Miguel Jorge – Com bastante naturalidade. Eu já tinha dito que o PIB seria negativo. Eu tenho criticado muito os analistas, que erraram mais uma vez em relação à redução da taxa de juros. Os analistas estavam todos prevendo 0,75 ponto percentual e aí você lê nos jornais ‘analistas surpresos’. A única coisa que sempre se lê nos jornais é ‘analistas surpresos’. Eles deveriam se abster um pouco de fazer previsão. Quando eu falei em recessão, e até recebi umas críticas, é porque os números já estavam claros. Os números do último trimestre do ano passado eram negativos e os números que nós acompanhávamos, mas não eram divulgados, também eram. Quando eu falava em recessão, portanto, era recessão técnica, que até alguns economistas hoje não consideram tão importante. De qualquer forma, o resultado do PIB foi o esperado e nós vamos ter um segundo trimestre melhor e, conseqüentemente, um terceiro melhor que o segundo, e um quarto melhor que o terceiro. Programas como Minha Casa, Minha Vida, por exemplo, começarão ter impacto na economia a partir do segundo semestre, quando começam os desembolsos. Repare que a Caixa Econômica Federal nos cinco primeiros meses do ano fez quase o dobro de empréstimos do que no ano passado, quando havia a chamada abundância de financiamento e de dinheiro. Nós estamos no caminho certo para a recuperação, que vai ser lenta e difícil mas vai ocorrer.
ABr – E o resultado da balança comercial?
Miguel Jorge – A balança tem se mostrado positiva há algum tempo, fora aquele acidente de percurso nos dois primeiros meses do ano, tanto que já tem acumulado US$ 7,5 bilhões e tem mantido uma média boa no fechamento semanal.
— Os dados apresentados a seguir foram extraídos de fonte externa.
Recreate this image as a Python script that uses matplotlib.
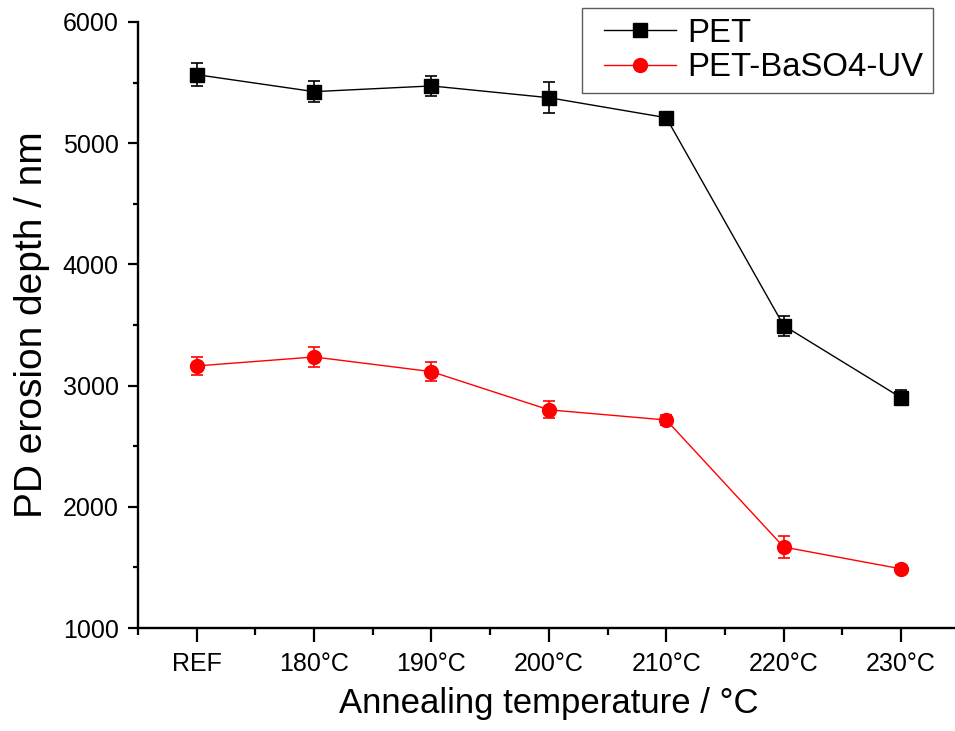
import matplotlib
matplotlib.use("Agg")
import matplotlib.pyplot as plt
from matplotlib.legend_handler import HandlerLine2D
from matplotlib.lines import Line2D
from matplotlib.ticker import MultipleLocator, FixedLocator

plt.rcParams["font.family"] = ["Liberation Sans", "DejaVu Sans"]

CATEGORIES = ["REF", "180°C", "190°C", "200°C", "210°C", "220°C", "230°C"]
PET = [5565, 5425, 5472, 5375, 5210, 3495, 2900]
PET_ERR = [93, 87, 80, 128, 20, 83, 60]
PET_BASO4 = [3162, 3236, 3115, 2800, 2716, 1668, 1488]
PET_BASO4_ERR = [74, 80, 80, 70, 40, 87, 30]


class PaddedLineHandler(HandlerLine2D):
    # leaves some blank space to the left of the legend line
    def create_artists(self, legend, orig_handle, xdescent, ydescent,
                       width, height, fontsize, trans):
        pad = 0.36 * fontsize
        return super().create_artists(legend, orig_handle, xdescent - pad, ydescent,
                                      width - pad, height, fontsize, trans)


fig = plt.figure(figsize=(9.55, 7.31), dpi=100)
ax = fig.add_axes([0.1445, 0.1409, 0.8605, 0.8291])

x = list(range(len(CATEGORIES)))
ax.errorbar(x, PET, yerr=PET_ERR, color="black", marker="s", markersize=10,
            linewidth=1.0, elinewidth=1.2, capsize=4.5, capthick=1.2, label="PET")
ax.errorbar(x, PET_BASO4, yerr=PET_BASO4_ERR, color="red", marker="o", markersize=10,
            linewidth=1.0, elinewidth=1.2, capsize=4.5, capthick=1.2, label="PET-BaSO4-UV")

ax.set_xlim(-0.5, 6.5)
ax.set_ylim(1000, 6000)
ax.set_xticks(x)
ax.set_xticklabels(CATEGORIES)
ax.xaxis.set_minor_locator(FixedLocator([i + 0.5 for i in range(-1, 7)]))
ax.yaxis.set_major_locator(MultipleLocator(1000))
ax.yaxis.set_minor_locator(MultipleLocator(500))

for side in ["top", "right"]:
    ax.spines[side].set_visible(False)
for side in ["left", "bottom"]:
    ax.spines[side].set_linewidth(1.7)

ax.tick_params(axis="x", which="major", length=10, width=1.6, labelsize=18, pad=7)
ax.tick_params(axis="x", which="minor", length=5, width=1.6)
ax.tick_params(axis="y", which="major", length=7, width=1.6, labelsize=18, pad=7)
ax.tick_params(axis="y", which="minor", length=3.6, width=1.6)

ax.set_xlabel("Annealing temperature / °C", fontsize=25, labelpad=8)
ax.set_ylabel("PD erosion depth / nm", fontsize=28, labelpad=9)

handles, labels = ax.get_legend_handles_labels()
handles = [h[0] for h in handles]
leg = fig.legend(handles, labels, loc="upper right", bbox_to_anchor=(0.977, 0.989),
                 fontsize=23.7, frameon=True, fancybox=False, edgecolor="#333333",
                 handlelength=2.55, handletextpad=0.35, labelspacing=0.1,
                 borderpad=0.3, borderaxespad=0.0,
                 handler_map={Line2D: PaddedLineHandler()})
leg.get_frame().set_linewidth(1.0)

fig.savefig("out.png", dpi=100, facecolor="white")
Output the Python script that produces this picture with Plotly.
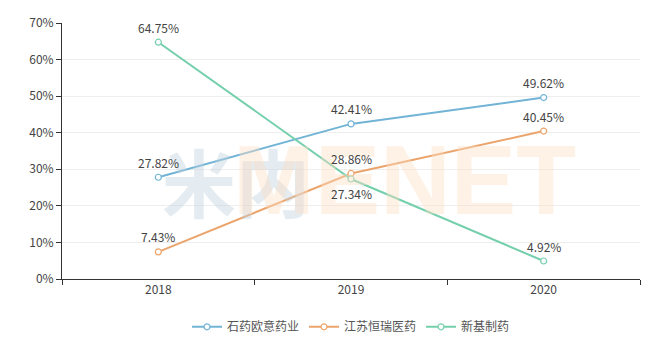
import plotly.graph_objects as go

years = ["2018", "2019", "2020"]
series_names = ["石药欧意药业", "江苏恒瑞医药", "新基制药"]
shiyao = [27.82, 42.41, 49.62]
hengrui = [7.43, 28.86, 40.45]
xinji = [64.75, 27.34, 4.92]
y_ticks = [0, 10, 20, 30, 40, 50, 60, 70]

colors = ["#72b4d6", "#eba46c", "#74cfac"]
# +1 = label above point, -1 = label below point
label_side = [
    [1, 1, 1],
    [1, 1, 1],
    [1, -1, 1],
]

font = "Noto Sans CJK SC, Microsoft YaHei, sans-serif"

fig = go.Figure()
for name, vals, col in zip(series_names, [shiyao, hengrui, xinji], colors):
    fig.add_trace(go.Scatter(
        x=years, y=vals, name=name, mode="lines+markers",
        line=dict(color=col, width=2),
        marker=dict(symbol="circle", size=6, color="white", line=dict(color=col, width=1.2)),
        cliponaxis=False,
    ))

fig.add_annotation(text="<b>米内</b>", xref="paper", yref="paper", x=0.17, y=0.387,
                   showarrow=False, font=dict(family=font, size=74, color="rgba(190,210,222,0.42)"))
fig.add_annotation(text="<b>MENET</b>", xref="paper", yref="paper", x=0.592, y=0.387,
                   showarrow=False, font=dict(family="Liberation Sans", size=98, color="rgba(252,222,196,0.42)"))

for vals, sides in zip([shiyao, hengrui, xinji], label_side):
    for i, (v, s) in enumerate(zip(vals, sides)):
        fig.add_annotation(x=i, y=v, xref="x", yref="y", text=f"{v:.2f}%", showarrow=False,
                           yanchor="middle", yshift=15 if s > 0 else -14,
                           font=dict(family=font, size=12, color="#444"))

fig.update_layout(
    width=661, height=354,
    margin=dict(l=62, r=21, t=23, b=75),
    paper_bgcolor="white", plot_bgcolor="white",
    font=dict(family=font, size=12, color="#444"),
    showlegend=True,
    legend=dict(orientation="h", x=0.5, xanchor="center", y=-0.13, yanchor="top",
                font=dict(size=12, color="#555"), itemwidth=30),
    xaxis=dict(type="category", range=[-0.5, 2.5], tickson="boundaries",
               ticks="outside", ticklen=5, tickcolor="#333",
               showline=True, linecolor="#333", linewidth=1,
               showgrid=False, tickfont=dict(size=12, color="#444")),
    yaxis=dict(range=[0, 70], tickvals=y_ticks, ticktext=[f"{v}%" for v in y_ticks],
               ticks="outside", ticklen=5, tickcolor="#333",
               showline=True, linecolor="#333", linewidth=1,
               showgrid=True, gridcolor="#eeeeee", zeroline=False,
               tickfont=dict(size=12, color="#444")),
)

fig.write_html("out.html")
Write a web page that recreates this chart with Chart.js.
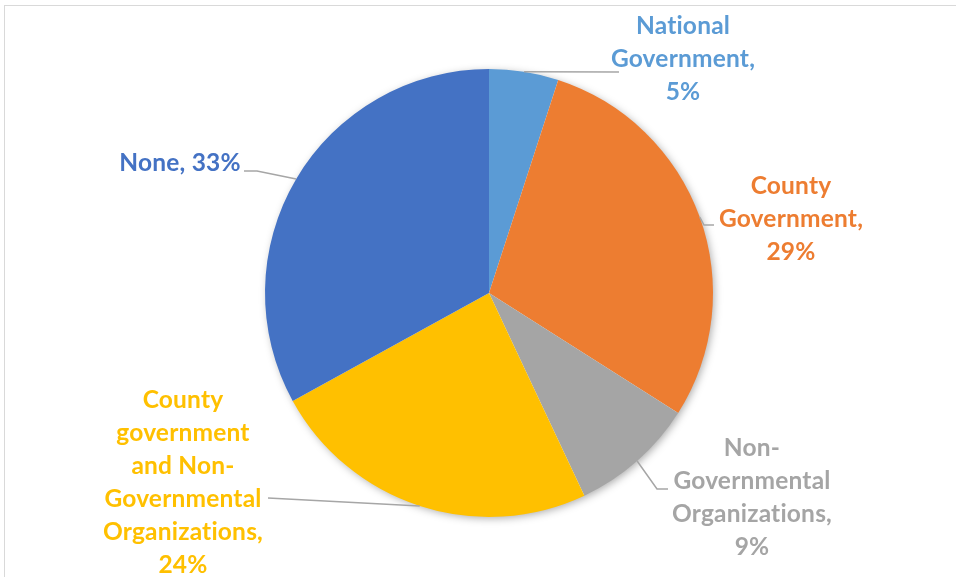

Nós consideramos que a tendência é haver melhora no segundo semestre, e este semestre será menos ativo, mas nós teremos um bom resultado este ano.
ABr – Diante dessas perspectivas, ainda é necessário manter a isenção e a redução do IPI [Imposto sobre Produtos Industrializados]?
Miguel Jorge – Eu venho da indústria e sempre, quando foram tomadas essas medidas de redução e isenção de IPI, reclamei muito quando alguma autoridade dizia que deveríamos manter a redução do IPI porque faz que haja uma postergação de compra. O IPI reduzido tem o objetivo de fazer com que o consumidor se entusiasme e compre o produto. Se você anuncia com antecedência de duas ou três semanas que o IPI será reduzido, alguém que estava se programando para comprar o produto vai deixar para o próximo mês. O próprio presidente Lula tem falado: ‘olha se você for comprar, compre agora não deixe para depois. Faça com que a roda da economia continue a girar’. Então, mesmo que eu seja favorável, até o último dia eu vou dizer que sou contra a prorrogação da isenção e redução do IPI.